**Written problem**. Set down, exactly as written, only the lines starting with the one that holds "Output the Python" and ending with the one that holds "from matplotlib.transforms import offset_copy".

**Stored data entries**.

******

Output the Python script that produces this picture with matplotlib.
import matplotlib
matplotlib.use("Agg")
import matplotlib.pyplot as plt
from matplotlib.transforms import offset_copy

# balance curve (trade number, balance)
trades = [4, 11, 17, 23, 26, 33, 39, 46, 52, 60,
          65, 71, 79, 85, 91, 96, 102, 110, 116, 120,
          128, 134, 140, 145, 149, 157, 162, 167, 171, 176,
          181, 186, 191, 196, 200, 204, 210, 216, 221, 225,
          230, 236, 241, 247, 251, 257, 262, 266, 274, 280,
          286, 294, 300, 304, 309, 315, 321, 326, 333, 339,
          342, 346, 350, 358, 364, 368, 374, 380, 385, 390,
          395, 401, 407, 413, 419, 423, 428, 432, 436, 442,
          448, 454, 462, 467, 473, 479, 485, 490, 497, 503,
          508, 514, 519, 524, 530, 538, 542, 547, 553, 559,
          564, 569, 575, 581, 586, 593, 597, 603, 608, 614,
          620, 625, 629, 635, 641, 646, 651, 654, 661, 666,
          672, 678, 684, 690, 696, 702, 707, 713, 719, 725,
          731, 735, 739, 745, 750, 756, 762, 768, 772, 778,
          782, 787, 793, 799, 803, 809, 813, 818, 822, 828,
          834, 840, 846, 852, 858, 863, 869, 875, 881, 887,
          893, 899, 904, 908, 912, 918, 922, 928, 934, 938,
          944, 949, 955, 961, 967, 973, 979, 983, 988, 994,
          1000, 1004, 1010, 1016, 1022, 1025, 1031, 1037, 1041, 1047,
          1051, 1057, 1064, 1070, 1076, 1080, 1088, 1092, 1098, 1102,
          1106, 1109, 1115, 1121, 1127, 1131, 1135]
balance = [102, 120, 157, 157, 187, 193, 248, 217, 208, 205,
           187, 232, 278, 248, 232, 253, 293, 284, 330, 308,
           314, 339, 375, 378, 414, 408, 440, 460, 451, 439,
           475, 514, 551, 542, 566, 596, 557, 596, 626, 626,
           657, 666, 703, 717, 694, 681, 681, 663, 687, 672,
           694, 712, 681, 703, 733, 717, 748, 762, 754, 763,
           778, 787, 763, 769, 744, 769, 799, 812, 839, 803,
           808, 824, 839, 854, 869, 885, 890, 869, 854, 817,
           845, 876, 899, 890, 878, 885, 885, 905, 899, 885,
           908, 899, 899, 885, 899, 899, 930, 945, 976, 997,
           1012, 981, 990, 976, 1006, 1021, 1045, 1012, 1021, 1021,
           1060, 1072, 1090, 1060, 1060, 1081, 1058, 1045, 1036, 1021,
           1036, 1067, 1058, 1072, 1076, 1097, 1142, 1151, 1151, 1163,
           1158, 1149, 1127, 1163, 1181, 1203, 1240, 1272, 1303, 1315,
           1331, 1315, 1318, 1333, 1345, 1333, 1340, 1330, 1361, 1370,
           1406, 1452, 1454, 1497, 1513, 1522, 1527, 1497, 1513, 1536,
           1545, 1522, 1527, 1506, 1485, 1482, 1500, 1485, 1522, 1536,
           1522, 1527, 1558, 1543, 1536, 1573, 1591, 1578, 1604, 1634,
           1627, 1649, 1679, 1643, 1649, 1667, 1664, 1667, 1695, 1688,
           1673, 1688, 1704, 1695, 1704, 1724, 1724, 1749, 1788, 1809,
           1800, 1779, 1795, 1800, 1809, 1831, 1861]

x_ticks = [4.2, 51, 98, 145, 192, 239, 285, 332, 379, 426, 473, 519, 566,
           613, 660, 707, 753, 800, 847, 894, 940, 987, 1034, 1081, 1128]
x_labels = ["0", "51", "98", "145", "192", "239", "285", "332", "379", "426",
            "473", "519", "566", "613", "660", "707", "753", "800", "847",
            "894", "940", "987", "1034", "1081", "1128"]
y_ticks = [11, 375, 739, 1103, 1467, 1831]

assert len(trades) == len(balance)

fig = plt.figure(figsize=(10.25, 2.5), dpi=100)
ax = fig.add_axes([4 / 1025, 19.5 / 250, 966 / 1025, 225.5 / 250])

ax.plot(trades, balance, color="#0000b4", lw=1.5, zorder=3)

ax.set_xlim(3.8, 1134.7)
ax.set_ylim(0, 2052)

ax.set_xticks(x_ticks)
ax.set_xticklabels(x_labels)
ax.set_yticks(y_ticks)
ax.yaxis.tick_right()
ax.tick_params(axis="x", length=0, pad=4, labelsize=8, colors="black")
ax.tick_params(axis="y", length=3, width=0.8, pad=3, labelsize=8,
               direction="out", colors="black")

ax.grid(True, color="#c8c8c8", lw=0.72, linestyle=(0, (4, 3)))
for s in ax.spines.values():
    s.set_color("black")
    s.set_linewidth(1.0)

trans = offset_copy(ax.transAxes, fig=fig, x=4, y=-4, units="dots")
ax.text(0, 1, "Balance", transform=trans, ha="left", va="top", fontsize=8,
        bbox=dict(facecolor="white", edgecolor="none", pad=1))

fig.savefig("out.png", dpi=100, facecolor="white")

******

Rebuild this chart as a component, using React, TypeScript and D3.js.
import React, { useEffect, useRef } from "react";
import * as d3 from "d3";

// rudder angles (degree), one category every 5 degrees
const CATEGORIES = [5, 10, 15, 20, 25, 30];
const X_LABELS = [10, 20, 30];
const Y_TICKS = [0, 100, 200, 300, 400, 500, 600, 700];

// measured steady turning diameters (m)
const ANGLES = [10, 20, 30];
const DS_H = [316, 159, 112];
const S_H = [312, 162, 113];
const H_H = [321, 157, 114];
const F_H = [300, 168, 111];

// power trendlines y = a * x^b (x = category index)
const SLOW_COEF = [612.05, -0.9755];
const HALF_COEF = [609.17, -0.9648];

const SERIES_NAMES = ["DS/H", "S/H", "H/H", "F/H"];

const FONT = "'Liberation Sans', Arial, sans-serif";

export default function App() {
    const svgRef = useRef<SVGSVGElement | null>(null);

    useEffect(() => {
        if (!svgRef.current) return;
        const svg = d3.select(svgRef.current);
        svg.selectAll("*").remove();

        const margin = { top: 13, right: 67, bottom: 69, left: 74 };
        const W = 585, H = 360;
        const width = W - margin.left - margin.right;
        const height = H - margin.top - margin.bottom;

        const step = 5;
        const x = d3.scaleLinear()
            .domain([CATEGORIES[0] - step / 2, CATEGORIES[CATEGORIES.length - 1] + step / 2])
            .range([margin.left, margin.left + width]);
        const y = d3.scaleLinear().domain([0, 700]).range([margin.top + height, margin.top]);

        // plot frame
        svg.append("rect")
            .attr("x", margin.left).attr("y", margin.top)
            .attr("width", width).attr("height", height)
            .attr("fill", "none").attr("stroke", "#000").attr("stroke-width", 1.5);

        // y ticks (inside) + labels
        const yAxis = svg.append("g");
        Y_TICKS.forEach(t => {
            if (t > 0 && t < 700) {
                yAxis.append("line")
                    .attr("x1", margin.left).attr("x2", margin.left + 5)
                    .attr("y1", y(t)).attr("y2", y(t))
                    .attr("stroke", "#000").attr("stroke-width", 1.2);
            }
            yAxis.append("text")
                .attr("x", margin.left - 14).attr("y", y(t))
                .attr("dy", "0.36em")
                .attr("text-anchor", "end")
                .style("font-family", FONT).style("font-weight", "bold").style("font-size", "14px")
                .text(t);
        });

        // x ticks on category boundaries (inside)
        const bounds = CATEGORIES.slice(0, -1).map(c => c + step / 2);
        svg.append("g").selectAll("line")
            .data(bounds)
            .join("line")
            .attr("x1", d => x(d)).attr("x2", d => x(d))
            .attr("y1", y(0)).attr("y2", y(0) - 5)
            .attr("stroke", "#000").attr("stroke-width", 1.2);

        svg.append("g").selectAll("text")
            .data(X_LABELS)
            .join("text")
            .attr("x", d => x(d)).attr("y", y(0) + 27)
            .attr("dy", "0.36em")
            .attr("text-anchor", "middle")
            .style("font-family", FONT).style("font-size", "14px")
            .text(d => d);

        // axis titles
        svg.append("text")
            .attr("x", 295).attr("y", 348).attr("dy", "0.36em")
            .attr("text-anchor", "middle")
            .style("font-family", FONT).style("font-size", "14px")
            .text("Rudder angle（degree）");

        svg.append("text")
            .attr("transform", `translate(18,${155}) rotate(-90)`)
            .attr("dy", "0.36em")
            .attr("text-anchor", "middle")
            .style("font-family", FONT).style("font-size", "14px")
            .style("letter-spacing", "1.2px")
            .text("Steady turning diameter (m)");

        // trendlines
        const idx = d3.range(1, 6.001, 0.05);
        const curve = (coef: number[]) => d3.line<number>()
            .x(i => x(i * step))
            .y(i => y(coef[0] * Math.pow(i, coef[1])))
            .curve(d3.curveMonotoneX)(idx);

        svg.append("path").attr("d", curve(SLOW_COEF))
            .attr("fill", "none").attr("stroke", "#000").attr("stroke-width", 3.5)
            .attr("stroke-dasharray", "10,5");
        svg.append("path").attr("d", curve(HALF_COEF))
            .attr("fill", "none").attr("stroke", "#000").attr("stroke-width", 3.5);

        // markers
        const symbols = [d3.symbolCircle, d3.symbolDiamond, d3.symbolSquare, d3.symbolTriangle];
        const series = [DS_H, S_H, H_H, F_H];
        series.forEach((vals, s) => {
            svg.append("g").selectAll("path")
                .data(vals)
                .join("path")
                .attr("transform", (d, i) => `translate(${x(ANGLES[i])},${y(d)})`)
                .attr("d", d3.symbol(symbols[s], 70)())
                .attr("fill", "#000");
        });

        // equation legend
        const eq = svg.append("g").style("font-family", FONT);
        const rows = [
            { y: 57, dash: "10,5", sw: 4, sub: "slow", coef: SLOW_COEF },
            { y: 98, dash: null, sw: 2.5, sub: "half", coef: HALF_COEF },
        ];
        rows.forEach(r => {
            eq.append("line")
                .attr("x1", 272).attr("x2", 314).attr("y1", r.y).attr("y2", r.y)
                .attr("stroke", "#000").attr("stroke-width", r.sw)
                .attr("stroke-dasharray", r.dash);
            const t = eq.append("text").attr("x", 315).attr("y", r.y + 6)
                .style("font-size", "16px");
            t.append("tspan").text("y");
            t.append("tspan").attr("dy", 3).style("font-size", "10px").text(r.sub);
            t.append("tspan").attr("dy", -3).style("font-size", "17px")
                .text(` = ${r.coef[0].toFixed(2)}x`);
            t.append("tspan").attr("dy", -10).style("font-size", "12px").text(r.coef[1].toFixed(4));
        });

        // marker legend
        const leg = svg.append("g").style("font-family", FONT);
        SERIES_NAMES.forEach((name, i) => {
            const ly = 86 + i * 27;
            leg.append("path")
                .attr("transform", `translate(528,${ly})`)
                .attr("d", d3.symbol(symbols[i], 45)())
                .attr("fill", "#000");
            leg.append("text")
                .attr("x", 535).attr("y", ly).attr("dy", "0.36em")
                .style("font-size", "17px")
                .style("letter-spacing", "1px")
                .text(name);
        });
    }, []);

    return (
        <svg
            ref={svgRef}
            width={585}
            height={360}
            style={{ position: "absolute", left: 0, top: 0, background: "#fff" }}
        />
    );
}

******

**Written response**.
Output the Python script that produces this picture with matplotlib.
import matplotlib
matplotlib.use("Agg")
import matplotlib.pyplot as plt
from matplotlib.transforms import offset_copy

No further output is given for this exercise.